-- Begin --
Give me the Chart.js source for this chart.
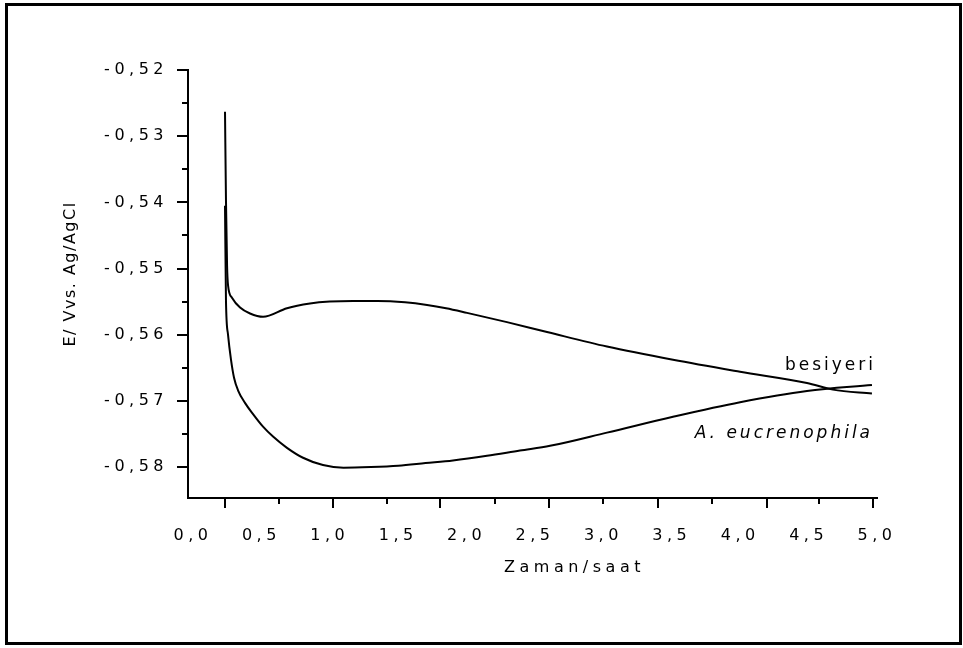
<!DOCTYPE html>
<html>
<head>
<meta charset="utf-8">
<script src="https://cdn.jsdelivr.net/npm/chart.js@4.4.1/dist/chart.umd.min.js"></script>
<style>
html, body { margin: 0; padding: 0; background: #fff; }
#wrap { width: 963px; height: 648px; }
</style>
</head>
<body>
<div id="wrap"><canvas id="chart"></canvas></div>
<script>
// time in hours, potential in V vs Ag/AgCl
const besiyeriTime = [0.234, 0.241, 0.249, 0.256, 0.285, 0.344, 0.417, 0.512, 0.687, 0.855, 1.000, 1.170, 1.350, 1.550, 1.711, 1.850, 2.003, 2.295, 2.588, 3.026, 3.509, 3.999, 4.488, 4.678, 4.963];
const besiyeriE = [-0.5263, -0.5396, -0.5495, -0.5525, -0.5544, -0.5559, -0.5568, -0.5573, -0.5560, -0.5553, -0.5550, -0.5549, -0.5549, -0.5551, -0.5555, -0.5560, -0.5567, -0.5581, -0.5596, -0.5618, -0.5638, -0.5656, -0.5673, -0.5683, -0.5689];

const eucrenoTime = [0.234, 0.241, 0.256, 0.278, 0.300, 0.329, 0.380, 0.439, 0.512, 0.585, 0.687, 0.804, 0.950, 1.100, 1.300, 1.500, 1.700, 1.900, 2.149, 2.390, 2.610, 3.026, 3.509, 3.999, 4.488, 4.963];
const eucrenoE = [-0.5405, -0.5548, -0.5600, -0.5638, -0.5665, -0.5684, -0.5703, -0.5720, -0.5739, -0.5754, -0.5771, -0.5786, -0.5797, -0.5801, -0.5800, -0.5798, -0.5794, -0.5790, -0.5783, -0.5775, -0.5768, -0.5748, -0.5724, -0.5702, -0.5685, -0.5676];

// tick marks (the original's marks don't line up with its labels)
const xMajorTicks = [0.234, 1.023, 1.806, 2.602, 3.399, 4.196, 4.971];
const xMinorTicks = [0.629, 1.418, 2.208, 2.997, 3.794, 4.576];
const yMajorTicks = [-0.52, -0.53, -0.54, -0.55, -0.56, -0.57, -0.58];
const yMinorTicks = [-0.525, -0.535, -0.545, -0.555, -0.565, -0.575];

const curveLabels = ["besiyeri", "A. eucrenophila"];
const curveLabelTime = [4.993, 4.971];
const curveLabelE = [-0.56534, -0.57561];
const curveLabelStyle = ["", "italic "];

const toPoints = (xs, ys) => xs.map((x, i) => ({ x, y: ys[i] }));

const decor = {
    id: "decor",
    beforeDraw(chart) {
        const ctx = chart.ctx;
        ctx.save();
        ctx.fillStyle = "#fff";
        ctx.fillRect(0, 0, chart.width, chart.height);
        ctx.restore();
        ctx.letterSpacing = "4.5px";
    },
    afterDraw(chart) {
        const { ctx, chartArea, scales: { x, y } } = chart;
        ctx.save();
        ctx.strokeStyle = "#000";
        ctx.lineWidth = 2;
        ctx.beginPath();
        xMajorTicks.forEach(v => {
            const px = Math.round(x.getPixelForValue(v));
            ctx.moveTo(px, chartArea.bottom);
            ctx.lineTo(px, chartArea.bottom + 10);
        });
        xMinorTicks.forEach(v => {
            const px = Math.round(x.getPixelForValue(v));
            ctx.moveTo(px, chartArea.bottom);
            ctx.lineTo(px, chartArea.bottom + 6);
        });
        yMajorTicks.forEach(v => {
            const py = Math.round(y.getPixelForValue(v));
            ctx.moveTo(chartArea.left, py);
            ctx.lineTo(chartArea.left - 11, py);
        });
        yMinorTicks.forEach(v => {
            const py = Math.round(y.getPixelForValue(v));
            ctx.moveTo(chartArea.left, py);
            ctx.lineTo(chartArea.left - 6, py);
        });
        ctx.stroke();

        // outer frame
        ctx.lineWidth = 3;
        ctx.strokeRect(6.5, 4.5, 954, 639);

        ctx.fillStyle = "#000";
        ctx.font = "16px 'DejaVu Sans'";
        ctx.letterSpacing = "4.5px";
        ctx.textAlign = "center";
        ctx.textBaseline = "middle";
        ctx.fillText("Zaman/saat", (chartArea.left + chartArea.right) / 2 + 42, 568);

        ctx.save();
        ctx.translate(71, 274);
        ctx.rotate(-Math.PI / 2);
        ctx.letterSpacing = "1.5px";
        ctx.fillText("E/ Vvs. Ag/AgCl", 0, 0);
        ctx.restore();

        ctx.letterSpacing = "3px";
        ctx.textAlign = "right";
        ctx.textBaseline = "alphabetic";
        curveLabels.forEach((t, i) => {
            ctx.font = curveLabelStyle[i] + "17px 'DejaVu Sans'";
            ctx.fillText(t, x.getPixelForValue(curveLabelTime[i]), y.getPixelForValue(curveLabelE[i]));
        });
        ctx.restore();
    }
};

const tickFont = { family: "'DejaVu Sans'", size: 16 };

new Chart(document.getElementById("chart"), {
    type: "line",
    data: {
        datasets: [
            { label: "besiyeri", data: toPoints(besiyeriTime, besiyeriE) },
            { label: "A. eucrenophila", data: toPoints(eucrenoTime, eucrenoE) }
        ].map(d => ({
            ...d,
            borderColor: "#000",
            borderWidth: 2,
            pointRadius: 0,
            cubicInterpolationMode: "monotone",
            fill: false
        }))
    },
    options: {
        responsive: true,
        maintainAspectRatio: false,
        animation: false,
        layout: { padding: { top: 70, right: 86, bottom: 0, left: 0 } },
        plugins: {
            legend: { display: false },
            tooltip: { enabled: false }
        },
        scales: {
            x: {
                type: "linear",
                min: -0.0365,
                max: 5,
                afterFit(scale) { scale.height = 150; },
                border: { display: true, color: "#000", width: 2 },
                grid: { display: false },
                ticks: {
                    stepSize: 0.5,
                    includeBounds: false,
                    autoSkip: false,
                    maxRotation: 0,
                    color: "#000",
                    font: tickFont,
                    padding: 20,
                    callback: v => v.toFixed(1).replace(".", ",")
                }
            },
            y: {
                min: -0.58468,
                max: -0.52,
                afterFit(scale) { scale.width = 188; },
                border: { display: true, color: "#000", width: 2 },
                grid: { display: false },
                ticks: {
                    stepSize: 0.01,
                    includeBounds: false,
                    color: "#000",
                    font: tickFont,
                    padding: 12,
                    callback: v => v.toFixed(2).replace(".", ",")
                }
            }
        }
    },
    plugins: [decor]
});
</script>
</body>
</html>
-- End --
Task brief » Output a faithful copy of the data, with each picture left out.

Exercise result »
Give me the Chart.js source for this chart.
<!DOCTYPE html>
<html>
<head>
<meta charset="utf-8">
<script src="https://cdn.jsdelivr.net/npm/chart.js@4.4.1/dist/chart.umd.min.js"></script>
<style>
html, body { margin: 0; padding: 0; background: #fff; }
#wrap { width: 963px; height: 648px; }
</style>
</head>
<body>
<div id="wrap"><canvas id="chart"></canvas></div>
<script>
// time in hours, potential in V vs Ag/AgCl
const besiyeriTime = [0.234, 0.241, 0.249, 0.256, 0.285, 0.344, 0.417, 0.512, 0.687, 0.855, 1.000, 1.170, 1.350, 1.550, 1.711, 1.850, 2.003, 2.295, 2.588, 3.026, 3.509, 3.999, 4.488, 4.678, 4.963];
const besiyeriE = [-0.5263, -0.5396, -0.5495, -0.5525, -0.5544, -0.5559, -0.5568, -0.5573, -0.5560, -0.5553, -0.5550, -0.5549, -0.5549, -0.5551, -0.5555, -0.5560, -0.5567, -0.5581, -0.5596, -0.5618, -0.5638, -0.5656, -0.5673, -0.5683, -0.5689];

const eucrenoTime = [0.234, 0.241, 0.256, 0.278, 0.300, 0.329, 0.380, 0.439, 0.512, 0.585, 0.687, 0.804, 0.950, 1.100, 1.300, 1.500, 1.700, 1.900, 2.149, 2.390, 2.610, 3.026, 3.509, 3.999, 4.488, 4.963];
const eucrenoE = [-0.5405, -0.5548, -0.5600, -0.5638, -0.5665, -0.5684, -0.5703, -0.5720, -0.5739, -0.5754, -0.5771, -0.5786, -0.5797, -0.5801, -0.5800, -0.5798, -0.5794, -0.5790, -0.5783, -0.5775, -0.5768, -0.5748, -0.5724, -0.5702, -0.5685, -0.5676];

// tick marks (the original's marks don't line up with its labels)
const xMajorTicks = [0.234, 1.023, 1.806, 2.602, 3.399, 4.196, 4.971];
const xMinorTicks = [0.629, 1.418, 2.208, 2.997, 3.794, 4.576];
const yMajorTicks = [-0.52, -0.53, -0.54, -0.55, -0.56, -0.57, -0.58];
const yMinorTicks = [-0.525, -0.535, -0.545, -0.555, -0.565, -0.575];

const curveLabels = ["besiyeri", "A. eucrenophila"];
const curveLabelTime = [4.993, 4.971];
const curveLabelE = [-0.56534, -0.57561];
const curveLabelStyle = ["", "italic "];

const toPoints = (xs, ys) => xs.map((x, i) => ({ x, y: ys[i] }));

const decor = {
    id: "decor",
    beforeDraw(chart) {
        const ctx = chart.ctx;
        ctx.save();
        ctx.fillStyle = "#fff";
        ctx.fillRect(0, 0, chart.width, chart.height);
        ctx.restore();
        ctx.letterSpacing = "4.5px";
    },
    afterDraw(chart) {
        const { ctx, chartArea, scales: { x, y } } = chart;
        ctx.save();
        ctx.strokeStyle = "#000";
        ctx.lineWidth = 2;
        ctx.beginPath();
        xMajorTicks.forEach(v => {
            const px = Math.round(x.getPixelForValue(v));
            ctx.moveTo(px, chartArea.bottom);
            ctx.lineTo(px, chartArea.bottom + 10);
        });
        xMinorTicks.forEach(v => {
            const px = Math.round(x.getPixelForValue(v));
            ctx.moveTo(px, chartArea.bottom);
            ctx.lineTo(px, chartArea.bottom + 6);
        });
        yMajorTicks.forEach(v => {
            const py = Math.round(y.getPixelForValue(v));
            ctx.moveTo(chartArea.left, py);
            ctx.lineTo(chartArea.left - 11, py);
        });
        yMinorTicks.forEach(v => {
            const py = Math.round(y.getPixelForValue(v));
            ctx.moveTo(chartArea.left, py);
            ctx.lineTo(chartArea.left - 6, py);
        });
        ctx.stroke();

        // outer frame
        ctx.lineWidth = 3;
        ctx.strokeRect(6.5, 4.5, 954, 639);

        ctx.fillStyle = "#000";
        ctx.font = "16px 'DejaVu Sans'";
        ctx.letterSpacing = "4.5px";
        ctx.textAlign = "center";
        ctx.textBaseline = "middle";
        ctx.fillText("Zaman/saat", (chartArea.left + chartArea.right) / 2 + 42, 568);

        ctx.save();
        ctx.translate(71, 274);
        ctx.rotate(-Math.PI / 2);
        ctx.letterSpacing = "1.5px";
        ctx.fillText("E/ Vvs. Ag/AgCl", 0, 0);
        ctx.restore();

        ctx.letterSpacing = "3px";
        ctx.textAlign = "right";
        ctx.textBaseline = "alphabetic";
        curveLabels.forEach((t, i) => {
            ctx.font = curveLabelStyle[i] + "17px 'DejaVu Sans'";
            ctx.fillText(t, x.getPixelForValue(curveLabelTime[i]), y.getPixelForValue(curveLabelE[i]));
        });
        ctx.restore();
    }
};

const tickFont = { family: "'DejaVu Sans'", size: 16 };

new Chart(document.getElementById("chart"), {
    type: "line",
    data: {
        datasets: [
            { label: "besiyeri", data: toPoints(besiyeriTime, besiyeriE) },
            { label: "A. eucrenophila", data: toPoints(eucrenoTime, eucrenoE) }
        ].map(d => ({
            ...d,
            borderColor: "#000",
            borderWidth: 2,
            pointRadius: 0,
            cubicInterpolationMode: "monotone",
            fill: false
        }))
    },
    options: {
        responsive: true,
        maintainAspectRatio: false,
        animation: false,
        layout: { padding: { top: 70, right: 86, bottom: 0, left: 0 } },
        plugins: {
            legend: { display: false },
            tooltip: { enabled: false }
        },
        scales: {
            x: {
                type: "linear",
                min: -0.0365,
                max: 5,
                afterFit(scale) { scale.height = 150; },
                border: { display: true, color: "#000", width: 2 },
                grid: { display: false },
                ticks: {
                    stepSize: 0.5,
                    includeBounds: false,
                    autoSkip: false,
                    maxRotation: 0,
                    color: "#000",
                    font: tickFont,
                    padding: 20,
                    callback: v => v.toFixed(1).replace(".", ",")
                }
            },
            y: {
                min: -0.58468,
                max: -0.52,
                afterFit(scale) { scale.width = 188; },
                border: { display: true, color: "#000", width: 2 },
                grid: { display: false },
                ticks: {
                    stepSize: 0.01,
                    includeBounds: false,
                    color: "#000",
                    font: tickFont,
                    padding: 12,
                    callback: v => v.toFixed(2).replace(".", ",")
                }
            }
        }
    },
    plugins: [decor]
});
</script>
</body>
</html>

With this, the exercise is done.